- What you need to do
Below, find the line containing "Generate a Python" and the line containing "from bokeh.resources import INLINE"; reproduce exactly those two and every line between them, omitting pictures.

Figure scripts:
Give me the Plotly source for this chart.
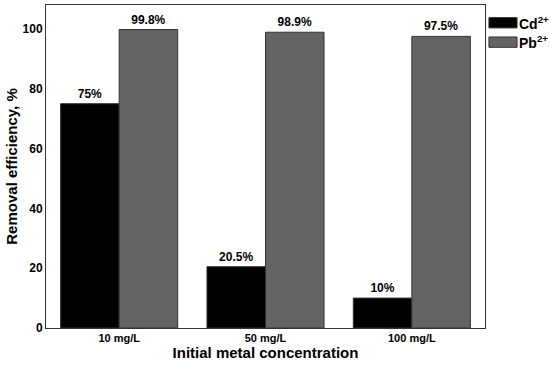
import plotly.graph_objects as go

categories = ["10 mg/L", "50 mg/L", "100 mg/L"]
cd_values = [75, 20.5, 10]
pb_values = [99.8, 98.9, 97.5]
cd_labels = ["75%", "20.5%", "10%"]
pb_labels = ["99.8%", "98.9%", "97.5%"]
y_ticks = [0, 20, 40, 60, 80, 100]

FONT = "Liberation Sans, Arial, sans-serif"
CD_COLOR = "#000000"
PB_COLOR = "#646464"

fig = go.Figure()
fig.add_trace(go.Bar(
    x=categories, y=cd_values, name="Cd2+",
    marker=dict(color=CD_COLOR, line=dict(color="#333333", width=1)),
    text=cd_labels, textposition="outside", cliponaxis=False,
    textfont=dict(family=FONT, size=12, color="black", weight="bold"),
    showlegend=False,
))
fig.add_trace(go.Bar(
    x=categories, y=pb_values, name="Pb2+",
    marker=dict(color=PB_COLOR, line=dict(color="#333333", width=1)),
    text=pb_labels, textposition="outside", cliponaxis=False,
    textfont=dict(family=FONT, size=12, color="black", weight="bold"),
    showlegend=False,
))

# legend drawn manually (wide swatches)
legend_items = [("Cd<sup>2+</sup>", CD_COLOR, 0.945), ("Pb<sup>2+</sup>", PB_COLOR, 0.885)]
for label, color, yc in legend_items:
    fig.add_shape(type="rect", xref="paper", yref="paper",
                  x0=1.009, x1=1.073, y0=yc - 0.016, y1=yc + 0.016,
                  fillcolor=color, line=dict(color="#333333", width=1))
    fig.add_annotation(xref="paper", yref="paper", x=1.076, y=yc,
                       text="<b>" + label + "</b>", showarrow=False,
                       xanchor="left", yanchor="middle", borderpad=0,
                       font=dict(family=FONT, size=14, color="black"))

fig.update_layout(
    width=550, height=371,
    margin=dict(l=46, r=65, t=5, b=43),
    paper_bgcolor="white", plot_bgcolor="white",
    barmode="group", bargap=0.2, bargroupgap=0,
    font=dict(family=FONT, color="black"),
    xaxis=dict(
        showline=True, linecolor="#333333", linewidth=1, mirror=True,
        ticks="", tickfont=dict(family=FONT, size=11, weight="bold"),
        title=dict(text="<b>Initial metal concentration</b>", standoff=2,
                   font=dict(family=FONT, size=15)),
    ),
    yaxis=dict(
        range=[0, 108], tickvals=y_ticks,
        showline=True, linecolor="#333333", linewidth=1, mirror=True,
        showgrid=False, zeroline=False, ticks="", ticklen=0,
        tickfont=dict(family=FONT, size=12, weight="bold"),
        title=dict(text="<b>Removal efficiency, %</b>", standoff=1,
                   font=dict(family=FONT, size=15)),
    ),
)

fig.write_html("out.html", config={"displayModeBar": False},
               post_script="document.body.style.margin='0';")
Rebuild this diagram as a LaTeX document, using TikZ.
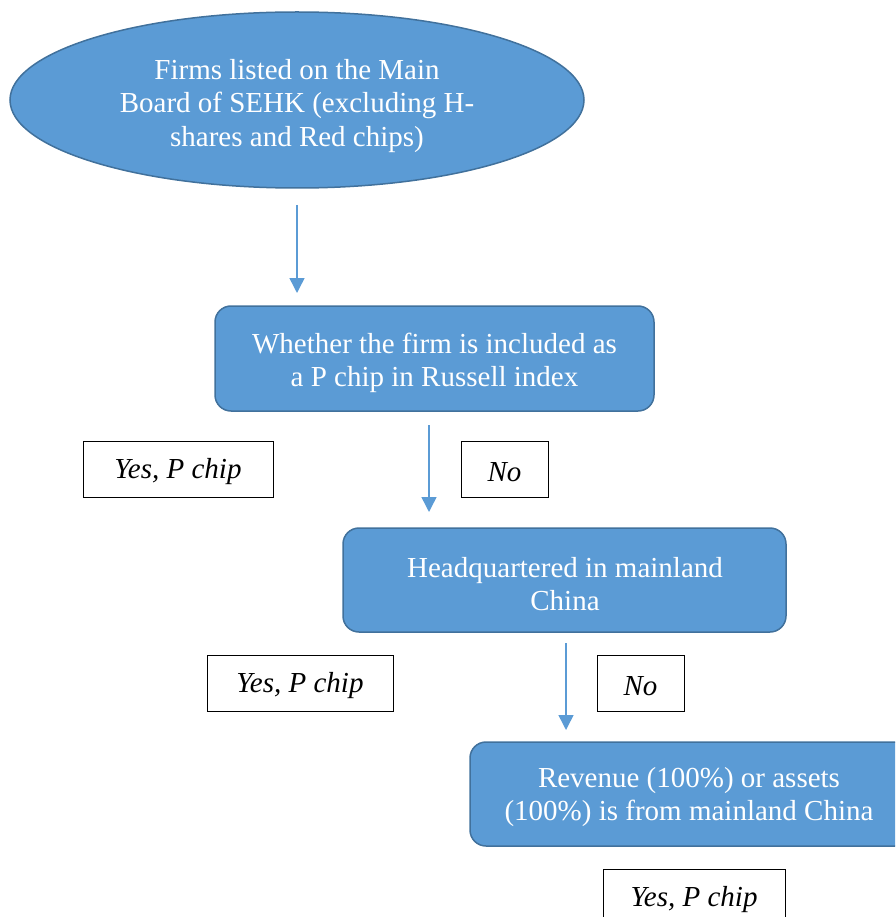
\documentclass[tikz,border=0pt]{standalone}
\usepackage{fontspec}
\setmainfont{Liberation Serif}
\usetikzlibrary{shapes.geometric,arrows.meta}
\definecolor{stepfill}{HTML}{5B9BD5}
\definecolor{stepline}{HTML}{41719C}
\begin{document}
\begin{tikzpicture}[x=1pt,y=-1pt,
  txt/.style={font=\fontsize{29}{33.5}\selectfont, align=center},
  ans/.style={font=\fontsize{29}{33.5}\selectfont\itshape},
  stepbox/.style={draw=stepline, line width=1.5pt, fill=stepfill, rounded corners=16pt},
  answer/.style={draw=black, line width=0.9pt, fill=white},
  flow/.style={draw=stepfill, line width=1.5pt, -{Triangle[width=15pt,length=15pt]}}]
\useasboundingbox (0,0) rectangle (895,917);
\begin{scope}
\clip (0,0) rectangle (895,917);
% start ellipse
\node[ellipse, draw=stepline, line width=1.5pt, fill=stepfill,
      minimum width=574pt, minimum height=176pt, inner sep=0pt] (start) at (297,100) {};
\node[txt, text=white] (starttxt) at (297,106) {Firms listed on the Main\\Board of SEHK (excluding H-\\shares and Red chips)};
% decision boxes
\draw[stepbox] (215,306) rectangle (654,411);
\node[txt, text=white] (q1) at (434.5,363) {Whether the firm is included as\\a P chip in Russell index};
\draw[stepbox] (343,528) rectangle (786,632);
\node[txt, text=white] (q2) at (565,584) {Headquartered in mainland\\China};
\draw[stepbox] (470,742) rectangle (918,846);
\node[txt, text=white] (q3) at (689,797) {Revenue (100\%) or assets\\(100\%) is from mainland China};
% answer boxes
\draw[answer] (83,441) rectangle (273,497);
\node[ans] (y1) at (178,472) {Yes, P chip};
\draw[answer] (461,441) rectangle (548,497);
\node[ans] (n1) at (504.5,472) {No};
\draw[answer] (207,655) rectangle (393,711);
\node[ans] (y2) at (300,686) {Yes, P chip};
\draw[answer] (597,655) rectangle (684,711);
\node[ans] (n2) at (640.5,686) {No};
\draw[answer] (603,869) rectangle (785,930);
\node[ans] (y3) at (694,900) {Yes, P chip};
% connectors
\coordinate (a1s) at (297,205); \coordinate (a1e) at (297,293);
\coordinate (a2s) at (429,425); \coordinate (a2e) at (429,512);
\coordinate (a3s) at (566,643); \coordinate (a3e) at (566,730);
\draw[flow] (a1s) -- (a1e);
\draw[flow] (a2s) -- (a2e);
\draw[flow] (a3s) -- (a3e);
\end{scope}
\end{tikzpicture}
\end{document}
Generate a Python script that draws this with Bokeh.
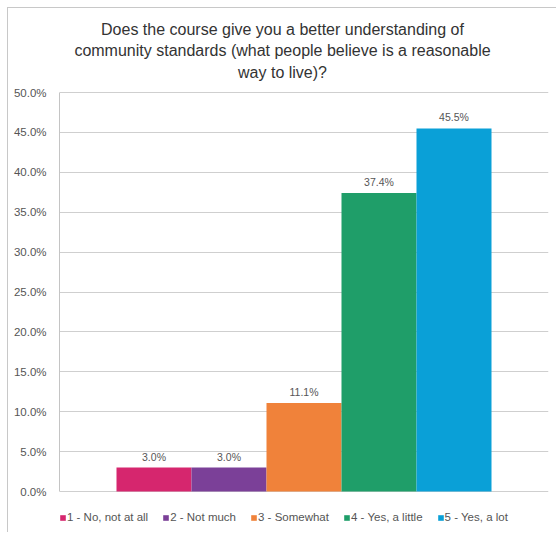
from bokeh.plotting import figure
from bokeh.models import (ColumnDataSource, FactorRange, NumeralTickFormatter, Label,
                          Range1d, FixedTicker)
from bokeh.core.properties import value
from bokeh.embed import file_html
from bokeh.resources import INLINE

categories = ["1 - No, not at all", "2 - Not much", "3 - Somewhat", "4 - Yes, a little", "5 - Yes, a lot"]
values = [0.030, 0.030, 0.111, 0.374, 0.455]
value_labels = ["3.0%", "3.0%", "11.1%", "37.4%", "45.5%"]
colors = ["#D6266E", "#7B4098", "#F0823A", "#1F9E69", "#0AA0D7"]
y_ticks = [0.0, 0.05, 0.10, 0.15, 0.20, 0.25, 0.30, 0.35, 0.40, 0.45, 0.50]
title_lines = ["Does the course give you a better understanding of",
               "community standards (what people believe is a reasonable",
               "way to live)?"]

FONT = "Liberation Sans"
OFF = 8            # canvas starts 8px in (7px margin + 1px frame line)
W, H = 557 - OFF, 533 - OFF
# value axis: 0 at page pixel 491, 0.5 at page pixel 92 (frame spans the whole canvas height)
PX_PER_UNIT = (491 - 92) / 0.5
y_lo = -(533 - 491) / PX_PER_UNIT
y_hi = 0.5 + (92 - OFF) / PX_PER_UNIT

src = ColumnDataSource(dict(cat=categories, val=values, lab=value_labels, col=colors))

p = figure(width=W, height=H, output_backend="svg", toolbar_location=None,
           x_range=FactorRange(factors=categories, range_padding=0.304),
           y_range=Range1d(y_lo, y_hi),
           min_border_left=59 - OFF, min_border_right=9, min_border_top=0, min_border_bottom=0)
p.margin = (7, 0, 0, 7)
p.styles = {"border-left": "1px solid #c8c8c8", "border-top": "1px solid #c8c8c8"}
p.outline_line_color = None
p.background_fill_color = "white"
p.border_fill_color = "white"

p.vbar(x="cat", top="val", width=1.0, source=src, fill_color="col", line_color=None,
       legend_field="cat")
p.text(x="cat", y="val", text="lab", source=src, text_align="center", text_baseline="bottom",
       y_offset=-5, text_font_size="10.5px", text_color="#555555", text_font=value(FONT))

p.xgrid.grid_line_color = None
p.ygrid.grid_line_color = "#cfcfcf"
p.ygrid.grid_line_width = 1

p.yaxis.ticker = FixedTicker(ticks=y_ticks)
p.yaxis.bounds = (0, 0.5)
p.yaxis.formatter = NumeralTickFormatter(format="0.0%")
p.yaxis.major_tick_line_color = None
p.yaxis.minor_tick_line_color = None
p.yaxis.axis_line_color = "#c4c4c4"
p.yaxis.major_label_text_font_size = "11.5px"
p.yaxis.major_label_text_color = "#555555"
p.yaxis.major_label_text_font = FONT
p.yaxis.major_label_standoff = 7
p.xaxis.visible = False

leg = p.legend[0]
leg.orientation = "horizontal"
leg.location = (0, 10)
leg.padding = 0
leg.margin = 0
leg.spacing = 14
leg.label_standoff = 1
leg.glyph_width = 7
leg.glyph_height = 7
leg.label_height = 7
leg.label_text_font_size = "11.5px"
leg.label_text_color = "#555555"
leg.label_text_font = FONT
leg.background_fill_alpha = 0
leg.border_line_color = None

title_y = [28.5, 50, 71.5]
for line, ty in zip(title_lines, title_y):
    p.add_layout(Label(x=282 - 59, y=533 - ty, x_units="screen", y_units="screen", text=line,
                       text_align="center", text_baseline="middle", text_font_size="16px",
                       text_color="#333333", text_font=FONT))

open("out.html", "w").write(file_html(p, INLINE))
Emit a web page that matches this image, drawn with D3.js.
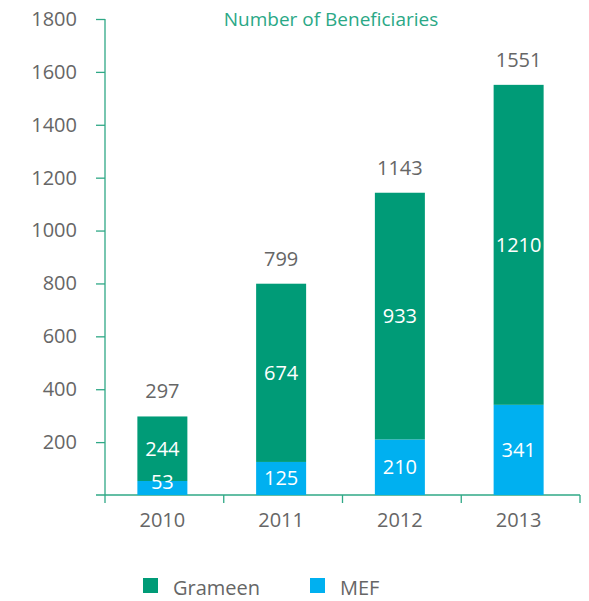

- Exercise answer
Generate a Python script that draws this with Bokeh.
from bokeh.plotting import figure
from bokeh.models import (ColumnDataSource, FactorRange, NumeralTickFormatter, Label,
                          Range1d, FixedTicker)
from bokeh.core.properties import value
from bokeh.embed import file_html
from bokeh.resources import INLINE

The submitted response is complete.